The Pentagon announced Tuesday that most of its civilian employees will be forced to take 11 furlough days starting in July, spurring angry calls from Republicans for Congress to intervene.

Defense Secretary Chuck Hagel issued a four-page “for official use only” memo outlining the furlough policy, saying he “very reluctantly” is imposing the forced unpaid days on most of the 800,000 civilian employees through the end of fiscal year 2013.

While the Pentagon was able to shorten the number of furlough days from the original 22 to 11, Hagel said they could not be completely avoided because of the “sequestration” budget cuts that started March 1. The $500 billion in decade-long defense spending reductions are projected to tap $37 billion in FY ’13, with $20 billion coming from operation and maintenance accounts that support civilian workers.

“In addition, because our wartime budget is also subject to sequestration, we must utilize funds originally budgeted for other purposes in order to provide our troops at war with every resource they need,” Hagel wrote. “To compound our problems, when we estimated future wartime operating costs more than a year ago, we planned on fuel costs below what we are currently experiencing.”

All those factors led to an operation and maintenance shortfall of more than $30 billion, which Hagel noted exceeds 15 percent of the Pentagon’s budget request.

Hagel told Pentagon employees at a town hall meeting in Alexandria, Va., yesterday that “if we can do better, as we get through the front end of this over the next few months,…then we might be in a position to be able…to knock that back,” referring to the 11 furlough days.

Still, he added: “I can’t promise that. I won’t promise that.”

Pentagon civilian employees will start receiving furlough proposal notices on May 28, and then their actual decision letters dictating their unpaid leave will be sent out starting on June 5. Then furlough periods will start as early as July 8, and force most personnel to take one unpaid leave day a week through the end of September.

Multiple Republican lawmakers said Tuesday that these massive furloughs should force Congress and the White House to soften the blow of the sequestration cuts on the Pentagon.

Senate Armed Services Committee (SASC) member Sen.
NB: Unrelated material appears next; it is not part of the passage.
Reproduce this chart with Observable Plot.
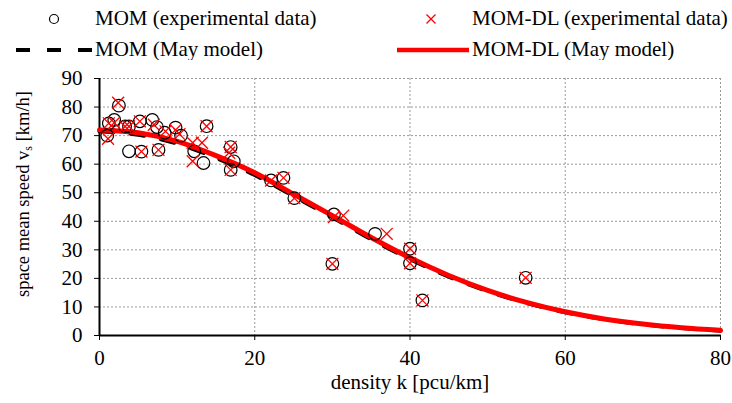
<!DOCTYPE html>
<html><head><meta charset="utf-8">
<script src="https://cdn.jsdelivr.net/npm/d3@7"></script>
<script src="https://cdn.jsdelivr.net/npm/@observablehq/plot@0.6"></script>
<style>
body{margin:0;background:#fff;}
#wrap{position:relative;width:732px;height:403px;font-family:"Liberation Serif","Times New Roman",serif;color:#000;}
.lg{position:absolute;font-size:21px;line-height:1;white-space:nowrap;}
.sym{position:absolute;}
#chart{position:absolute;left:0;top:60px;}
</style></head>
<body>
<div id="wrap">
  <svg class="sym" style="left:44px;top:9px" width="20" height="20"><circle cx="10" cy="10" r="4.5" fill="none" stroke="#000" stroke-width="1.2"/></svg>
  <div class="lg" style="left:95px;top:8px">MOM (experimental data)</div>
  <svg class="sym" style="left:421px;top:9px" width="20" height="20"><path d="M5.5,5.5L14.5,14.5M14.5,5.5L5.5,14.5" stroke="#f00" stroke-width="1.3"/></svg>
  <div class="lg" style="left:472px;top:8px">MOM-DL (experimental data)</div>
  <svg class="sym" style="left:0px;top:40px" width="95" height="20"><line x1="16" y1="10" x2="92" y2="10" stroke="#000" stroke-width="4" stroke-dasharray="14,17"/></svg>
  <div class="lg" style="left:95px;top:39px">MOM (May model)</div>
  <svg class="sym" style="left:390px;top:40px" width="85" height="20"><line x1="7" y1="10" x2="79" y2="10" stroke="#f00" stroke-width="4.5"/></svg>
  <div class="lg" style="left:472px;top:39px">MOM-DL (May model)</div>
  <div id="chart"></div>
</div>
<script>
// MOM experimental data (circles)
const momK = [1.0,1.2,1.9,2.5,3.3,3.8,3.8,5.2,5.4,6.8,7.4,7.6,8.4,9.8,10.5,12.2,13.4,13.8,16.9,17.3,16.9,22.1,23.7,25.1,30.0,30.2,35.5,40.0,40.0,41.6,54.9];
const momV = [70,74.3,75.5,80.5,73.2,73.2,64.5,75,64.4,75.5,73,65,71,72.8,70,64.5,60.4,73.3,66,61,58,54.3,55.2,48.1,25.1,42.4,35.6,30.4,25.3,12.3,20.2];
// MOM-DL experimental data (crosses)
const dlK = [1.1,1.2,1.9,2.4,3.3,3.8,5.2,5.4,7.0,7.6,8.5,9.8,10.3,12.0,12.0,13.2,13.8,16.9,16.7,16.9,22.1,23.7,25.1,30.0,30.2,31.4,37.0,40.0,40.0,41.6,54.9];
const dlV = [68.9,74.3,74.5,81.5,73.2,73.2,75,64.4,73.8,65,71.5,72,70.5,67.5,61,67.5,73.3,66,64,58,54.3,55.2,48.1,25.1,41.5,42,35.6,30.4,25.3,12.3,20.2];
// May model curves
const modelK = [0,5,10,15,20,25,30,35,40,45,50,55,60,65,70,75,80];
const momModelV = [71.5,70.3,67.2,62.2,56.2,48.8,41.4,33.7,26.7,20.6,15.5,11.4,8.1,5.7,3.9,2.6,1.7];
const dlModelV = [72,71,68,63,57,49.5,42,34.3,27.2,21,15.8,11.6,8.3,5.8,4,2.7,1.8];
// ticks
const xTicks = [0,20,40,60,80];
const yTicks = [0,10,20,30,40,50,60,70,80,90];

const mom = momK.map((k,i)=>({k, v: momV[i]}));
const dl = dlK.map((k,i)=>({k, v: dlV[i]}));
const momModel = modelK.map((k,i)=>({k, v: momModelV[i]}));
const dlModel = modelK.map((k,i)=>({k, v: dlModelV[i]}));

const grid = {stroke:"#999", strokeOpacity:1, strokeDasharray:"2,2", strokeWidth:1};
const chart = Plot.plot({
  width: 732, height: 343,
  marginTop: 18, marginLeft: 99, marginRight: 12, marginBottom: 68,
  style: {fontFamily: '"Liberation Serif","Times New Roman",serif', fontSize: "21px", color: "#000", background: "#fff", overflow: "visible"},
  x: {domain: [0, 80]},
  y: {domain: [0, 90]},
  marks: [
    Plot.gridX(xTicks.filter(d=>d>0), grid),
    Plot.gridY(yTicks.filter(d=>d>0), grid),
    Plot.axisX(xTicks, {tickSize: 5, tickPadding: 10, label: null, fontSize: 21, stroke: "#000"}),
    Plot.axisY(yTicks, {tickSize: 5, tickPadding: 12, label: null, fontSize: 21, stroke: "#000"}),
    Plot.ruleX([0], {stroke: "#000", strokeWidth: 2}),
    Plot.ruleY([0], {stroke: "#000", strokeWidth: 2}),
    Plot.line(momModel, {x: "k", y: "v", stroke: "#000", strokeWidth: 4, strokeDasharray: "14,17", curve: "monotone-x"}),
    Plot.line(dlModel, {x: "k", y: "v", stroke: "#f00", strokeWidth: 5, curve: "monotone-x"}),
    Plot.dot(mom, {x: "k", y: "v", r: 6.3, stroke: "#000", strokeWidth: 1.2, fill: "none"}),
    Plot.dot(dl, {x: "k", y: "v", symbol: "times", r: 5.5, stroke: "#f00", strokeWidth: 1.3}),
    Plot.text(["density k [pcu/km]"], {frameAnchor: "bottom", dy: 53, fontSize: 21, fill: "#000"})
  ]
});
document.getElementById("chart").appendChild(chart);
// y-axis title with subscript
const svg = d3.select(chart);
const t = svg.append("text")
  .attr("transform", "translate(25,134) rotate(-90)")
  .attr("text-anchor", "middle")
  .attr("dominant-baseline", "middle")
  .attr("font-size", 18.5)
  .attr("fill", "#000");
t.append("tspan").text("space mean speed v");
t.append("tspan").attr("font-size", 12).attr("dy", 4).text("s");
t.append("tspan").attr("dy", -4).text(" [km/h]");
</script>
</body></html>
John McCain (R-Ariz.) told reporters that Congress and the White House should pass a law like the one President Barack Obama signed this month to grant the FAA more flexibility in applying sequestration cuts to prevent delays at airports. Yet McCain was not optimistic that that would happen.

“My colleagues seem to ignore the fact that all of our service chiefs are saying that it will devastate our national security, it may take us 10 or 15 years to recover,” he said. “(But) our priority is air-traffic control, by god, so we don’t have to wait in line too long at an airport.”

He said legislation like the FAA-relief package could allow the Pentagon to move funding around more easily that it can currently by sending Congress requests to reprogram monies in its coffers. But, he said, “nobody seems to care” in Congress about the defense sequestration reductions.

SASC Ranking member James Inhofe (R-Okla.) blamed the Obama administration for the pending furloughs, noting how it did not plan far in advance of the start of the sequestration cuts for how they would impact the defense budget.

Infhofe also noted that he and Sen. Pat Toomey (R-Pa.) introduced legislation earlier this year–that Obama opposed–to give the Pentagon transfer authority to “minimize the necessity and duration of civilian employee furloughs.”

House Armed Services Committee (HASC) Chairman Howard “Buck” McKeon (R-Calif.) reiterated his call yesterday for Obama to avoid sequestration, by finding “a reasonable way to rein in the debt without hurting the economy or compromising our national security.”

Obama and congressional Republicans remain at odds over how to stop sequestration, with GOP lawmakers balking at new taxes.

HASC Ranking Member Adam Smith (D-Wash.), who wants to stop sequestration through a different approach than McKeon does, nonetheless agreed with him that the furlough notice highlights the need for Congress to stop sequestration.

As this committee has said for almost two years, cutting government spending through sequestration will undermine our military readiness and hurt hard-working families,” Smith said.